**SHORT PROBLEM:** Skip all pictures. Write out the data below from its first line through the line that contains "tick_col = '#333333'".

────

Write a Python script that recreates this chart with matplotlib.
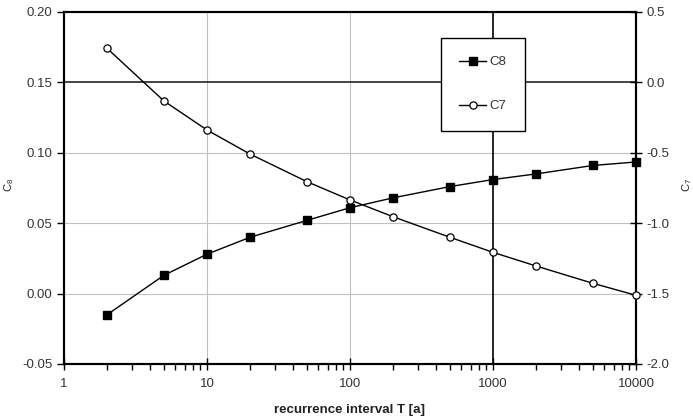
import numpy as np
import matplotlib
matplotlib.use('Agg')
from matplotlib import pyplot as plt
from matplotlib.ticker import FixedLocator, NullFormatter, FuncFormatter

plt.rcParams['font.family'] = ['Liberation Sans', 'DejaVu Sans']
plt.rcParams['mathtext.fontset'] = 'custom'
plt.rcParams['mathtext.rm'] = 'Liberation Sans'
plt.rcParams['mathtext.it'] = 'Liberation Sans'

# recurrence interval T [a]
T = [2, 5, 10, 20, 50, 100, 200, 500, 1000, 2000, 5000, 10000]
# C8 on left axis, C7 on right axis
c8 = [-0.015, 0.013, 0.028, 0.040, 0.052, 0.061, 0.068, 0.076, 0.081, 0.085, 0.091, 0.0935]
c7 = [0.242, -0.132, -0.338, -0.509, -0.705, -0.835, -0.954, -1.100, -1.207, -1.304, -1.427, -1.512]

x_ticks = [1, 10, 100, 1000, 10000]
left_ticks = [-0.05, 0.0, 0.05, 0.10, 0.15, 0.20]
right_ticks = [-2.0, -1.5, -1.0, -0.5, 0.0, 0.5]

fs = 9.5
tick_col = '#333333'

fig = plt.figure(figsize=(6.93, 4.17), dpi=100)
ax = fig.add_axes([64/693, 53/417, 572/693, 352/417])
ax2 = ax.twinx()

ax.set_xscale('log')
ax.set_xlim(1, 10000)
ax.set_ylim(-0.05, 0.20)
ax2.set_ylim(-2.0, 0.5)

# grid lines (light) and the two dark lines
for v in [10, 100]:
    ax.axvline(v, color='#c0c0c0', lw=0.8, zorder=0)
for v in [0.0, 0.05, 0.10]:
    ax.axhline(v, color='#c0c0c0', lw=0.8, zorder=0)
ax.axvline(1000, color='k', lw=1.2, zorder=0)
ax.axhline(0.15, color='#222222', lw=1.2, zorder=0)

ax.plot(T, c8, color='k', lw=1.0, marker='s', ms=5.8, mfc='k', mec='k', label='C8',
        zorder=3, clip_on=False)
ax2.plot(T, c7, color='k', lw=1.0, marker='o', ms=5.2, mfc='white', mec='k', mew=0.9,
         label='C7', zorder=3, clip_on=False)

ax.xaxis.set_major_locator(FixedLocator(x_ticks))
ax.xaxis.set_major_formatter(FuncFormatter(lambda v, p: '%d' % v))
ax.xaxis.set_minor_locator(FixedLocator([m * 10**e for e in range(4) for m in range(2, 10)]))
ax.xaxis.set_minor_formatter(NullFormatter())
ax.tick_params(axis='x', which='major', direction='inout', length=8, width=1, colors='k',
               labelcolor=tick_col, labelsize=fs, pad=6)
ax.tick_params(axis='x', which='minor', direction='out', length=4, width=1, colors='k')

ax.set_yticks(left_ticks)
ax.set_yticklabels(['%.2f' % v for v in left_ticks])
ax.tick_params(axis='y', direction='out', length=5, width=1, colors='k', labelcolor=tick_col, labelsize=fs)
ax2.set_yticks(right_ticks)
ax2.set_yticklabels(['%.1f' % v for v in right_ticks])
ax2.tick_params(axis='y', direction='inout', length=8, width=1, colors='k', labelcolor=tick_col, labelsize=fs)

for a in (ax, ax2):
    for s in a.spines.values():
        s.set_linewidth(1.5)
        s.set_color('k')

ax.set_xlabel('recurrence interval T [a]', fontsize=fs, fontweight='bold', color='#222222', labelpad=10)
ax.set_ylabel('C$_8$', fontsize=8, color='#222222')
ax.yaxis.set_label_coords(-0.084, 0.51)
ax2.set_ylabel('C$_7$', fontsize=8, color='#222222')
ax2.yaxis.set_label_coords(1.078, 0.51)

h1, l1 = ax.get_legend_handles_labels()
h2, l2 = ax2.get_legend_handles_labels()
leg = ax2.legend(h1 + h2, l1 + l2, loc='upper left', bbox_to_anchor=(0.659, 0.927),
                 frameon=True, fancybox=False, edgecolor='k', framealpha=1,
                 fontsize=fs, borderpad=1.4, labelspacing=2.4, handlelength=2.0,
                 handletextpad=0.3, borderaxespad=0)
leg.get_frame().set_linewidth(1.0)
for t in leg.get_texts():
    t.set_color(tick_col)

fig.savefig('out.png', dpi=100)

────

**THE RESPONSE:**
Write a Python script that recreates this chart with matplotlib.
import numpy as np
import matplotlib
matplotlib.use('Agg')
from matplotlib import pyplot as plt
from matplotlib.ticker import FixedLocator, NullFormatter, FuncFormatter

plt.rcParams['font.family'] = ['Liberation Sans', 'DejaVu Sans']
plt.rcParams['mathtext.fontset'] = 'custom'
plt.rcParams['mathtext.rm'] = 'Liberation Sans'
plt.rcParams['mathtext.it'] = 'Liberation Sans'

# recurrence interval T [a]
T = [2, 5, 10, 20, 50, 100, 200, 500, 1000, 2000, 5000, 10000]
# C8 on left axis, C7 on right axis
c8 = [-0.015, 0.013, 0.028, 0.040, 0.052, 0.061, 0.068, 0.076, 0.081, 0.085, 0.091, 0.0935]
c7 = [0.242, -0.132, -0.338, -0.509, -0.705, -0.835, -0.954, -1.100, -1.207, -1.304, -1.427, -1.512]

x_ticks = [1, 10, 100, 1000, 10000]
left_ticks = [-0.05, 0.0, 0.05, 0.10, 0.15, 0.20]
right_ticks = [-2.0, -1.5, -1.0, -0.5, 0.0, 0.5]

fs = 9.5
tick_col = '#333333'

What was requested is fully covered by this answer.